## What is asked
Quote from the first line below through the line that contains "from matplotlib.patches import Rectangle", both included, and leave the pictures out.

## Given data
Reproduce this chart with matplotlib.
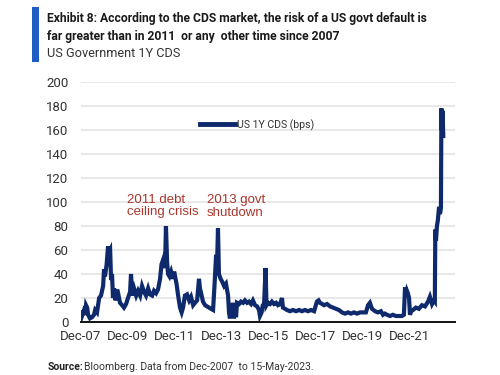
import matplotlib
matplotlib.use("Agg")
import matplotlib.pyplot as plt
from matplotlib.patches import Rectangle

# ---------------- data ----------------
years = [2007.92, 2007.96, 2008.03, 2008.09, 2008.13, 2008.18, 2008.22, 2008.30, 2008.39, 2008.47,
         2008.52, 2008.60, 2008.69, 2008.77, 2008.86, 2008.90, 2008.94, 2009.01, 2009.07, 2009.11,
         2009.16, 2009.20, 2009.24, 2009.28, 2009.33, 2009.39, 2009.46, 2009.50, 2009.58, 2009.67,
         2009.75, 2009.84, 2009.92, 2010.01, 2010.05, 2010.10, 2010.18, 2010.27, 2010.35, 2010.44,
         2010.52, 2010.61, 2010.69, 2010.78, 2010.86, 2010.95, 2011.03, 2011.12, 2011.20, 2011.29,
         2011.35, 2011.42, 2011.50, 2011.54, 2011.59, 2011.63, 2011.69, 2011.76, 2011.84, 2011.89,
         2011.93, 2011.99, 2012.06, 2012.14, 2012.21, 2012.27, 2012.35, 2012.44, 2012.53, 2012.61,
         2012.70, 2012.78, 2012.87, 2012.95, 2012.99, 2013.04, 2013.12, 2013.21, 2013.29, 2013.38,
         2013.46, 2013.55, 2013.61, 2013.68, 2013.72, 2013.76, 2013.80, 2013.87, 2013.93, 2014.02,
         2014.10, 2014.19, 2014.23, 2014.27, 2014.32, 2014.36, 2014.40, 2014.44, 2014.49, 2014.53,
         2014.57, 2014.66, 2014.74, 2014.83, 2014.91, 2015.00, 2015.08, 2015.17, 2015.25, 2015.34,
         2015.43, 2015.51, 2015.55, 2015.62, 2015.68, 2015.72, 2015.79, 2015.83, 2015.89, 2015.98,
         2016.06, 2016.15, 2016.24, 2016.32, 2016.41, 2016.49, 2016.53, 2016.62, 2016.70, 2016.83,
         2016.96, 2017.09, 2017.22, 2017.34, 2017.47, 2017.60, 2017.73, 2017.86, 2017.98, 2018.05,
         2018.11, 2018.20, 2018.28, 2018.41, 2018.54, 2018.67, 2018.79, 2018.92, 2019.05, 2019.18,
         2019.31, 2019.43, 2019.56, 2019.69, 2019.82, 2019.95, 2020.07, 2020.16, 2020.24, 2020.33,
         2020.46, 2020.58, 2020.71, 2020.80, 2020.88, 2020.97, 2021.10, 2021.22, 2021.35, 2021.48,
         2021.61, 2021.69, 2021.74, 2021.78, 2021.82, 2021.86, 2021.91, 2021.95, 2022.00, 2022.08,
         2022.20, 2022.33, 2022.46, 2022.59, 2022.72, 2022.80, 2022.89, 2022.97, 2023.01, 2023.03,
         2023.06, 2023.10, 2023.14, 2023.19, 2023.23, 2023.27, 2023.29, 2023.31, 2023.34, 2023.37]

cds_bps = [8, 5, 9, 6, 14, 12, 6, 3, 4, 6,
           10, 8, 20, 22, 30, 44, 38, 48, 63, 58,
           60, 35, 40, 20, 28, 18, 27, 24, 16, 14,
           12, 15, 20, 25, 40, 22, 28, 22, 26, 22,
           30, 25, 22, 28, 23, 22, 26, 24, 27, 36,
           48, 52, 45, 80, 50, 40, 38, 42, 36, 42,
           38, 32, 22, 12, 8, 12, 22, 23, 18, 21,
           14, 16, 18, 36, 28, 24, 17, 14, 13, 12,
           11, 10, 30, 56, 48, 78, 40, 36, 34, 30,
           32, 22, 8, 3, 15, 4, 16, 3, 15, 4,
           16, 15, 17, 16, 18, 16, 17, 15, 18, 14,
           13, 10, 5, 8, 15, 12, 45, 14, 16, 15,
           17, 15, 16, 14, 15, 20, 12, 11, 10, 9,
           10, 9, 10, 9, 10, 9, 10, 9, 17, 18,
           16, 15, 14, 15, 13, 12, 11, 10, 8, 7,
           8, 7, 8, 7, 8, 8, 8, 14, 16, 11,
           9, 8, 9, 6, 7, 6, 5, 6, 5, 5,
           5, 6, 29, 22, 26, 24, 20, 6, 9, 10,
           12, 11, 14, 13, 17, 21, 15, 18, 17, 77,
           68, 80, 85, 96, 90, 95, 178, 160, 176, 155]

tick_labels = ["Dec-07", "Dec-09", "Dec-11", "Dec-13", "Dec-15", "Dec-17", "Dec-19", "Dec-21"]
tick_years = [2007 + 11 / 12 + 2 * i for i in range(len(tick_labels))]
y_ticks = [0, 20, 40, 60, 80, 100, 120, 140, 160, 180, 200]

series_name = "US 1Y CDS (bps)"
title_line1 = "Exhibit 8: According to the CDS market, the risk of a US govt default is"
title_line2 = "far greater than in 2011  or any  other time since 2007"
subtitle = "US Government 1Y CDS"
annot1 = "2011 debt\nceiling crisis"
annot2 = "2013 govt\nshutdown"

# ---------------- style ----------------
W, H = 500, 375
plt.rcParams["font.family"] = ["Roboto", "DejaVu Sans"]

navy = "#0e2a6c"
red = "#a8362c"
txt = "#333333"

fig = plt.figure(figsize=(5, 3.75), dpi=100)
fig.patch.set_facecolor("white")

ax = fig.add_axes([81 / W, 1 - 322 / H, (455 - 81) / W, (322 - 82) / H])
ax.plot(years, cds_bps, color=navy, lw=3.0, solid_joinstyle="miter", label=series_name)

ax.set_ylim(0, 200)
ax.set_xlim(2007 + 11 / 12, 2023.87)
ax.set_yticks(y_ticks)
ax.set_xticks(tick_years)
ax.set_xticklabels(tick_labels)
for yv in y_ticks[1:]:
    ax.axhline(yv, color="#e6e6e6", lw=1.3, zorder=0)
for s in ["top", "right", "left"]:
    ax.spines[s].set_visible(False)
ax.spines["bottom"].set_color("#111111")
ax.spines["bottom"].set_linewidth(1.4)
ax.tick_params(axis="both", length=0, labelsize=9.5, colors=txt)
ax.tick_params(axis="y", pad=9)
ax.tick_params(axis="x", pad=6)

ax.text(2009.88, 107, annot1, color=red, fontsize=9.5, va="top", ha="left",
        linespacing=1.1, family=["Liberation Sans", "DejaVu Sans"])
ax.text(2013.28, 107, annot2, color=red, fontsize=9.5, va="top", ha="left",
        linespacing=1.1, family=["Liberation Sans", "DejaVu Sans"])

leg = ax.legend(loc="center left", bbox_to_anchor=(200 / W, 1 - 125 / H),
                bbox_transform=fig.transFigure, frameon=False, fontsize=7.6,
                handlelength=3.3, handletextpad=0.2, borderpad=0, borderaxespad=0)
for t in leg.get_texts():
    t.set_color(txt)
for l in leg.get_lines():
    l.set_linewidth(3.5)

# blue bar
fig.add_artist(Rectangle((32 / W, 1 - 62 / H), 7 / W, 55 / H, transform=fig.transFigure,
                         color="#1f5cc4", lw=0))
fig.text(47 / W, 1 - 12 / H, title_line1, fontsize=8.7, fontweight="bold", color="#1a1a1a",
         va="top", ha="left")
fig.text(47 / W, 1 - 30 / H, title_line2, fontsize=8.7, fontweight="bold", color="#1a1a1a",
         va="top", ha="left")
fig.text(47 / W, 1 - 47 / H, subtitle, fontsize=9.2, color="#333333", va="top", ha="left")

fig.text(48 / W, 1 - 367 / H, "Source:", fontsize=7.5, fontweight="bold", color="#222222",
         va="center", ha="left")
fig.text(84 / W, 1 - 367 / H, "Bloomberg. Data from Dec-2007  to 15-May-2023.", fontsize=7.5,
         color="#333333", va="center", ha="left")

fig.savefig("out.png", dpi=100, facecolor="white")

## Solution
Reproduce this chart with matplotlib.
import matplotlib
matplotlib.use("Agg")
import matplotlib.pyplot as plt
from matplotlib.patches import Rectangle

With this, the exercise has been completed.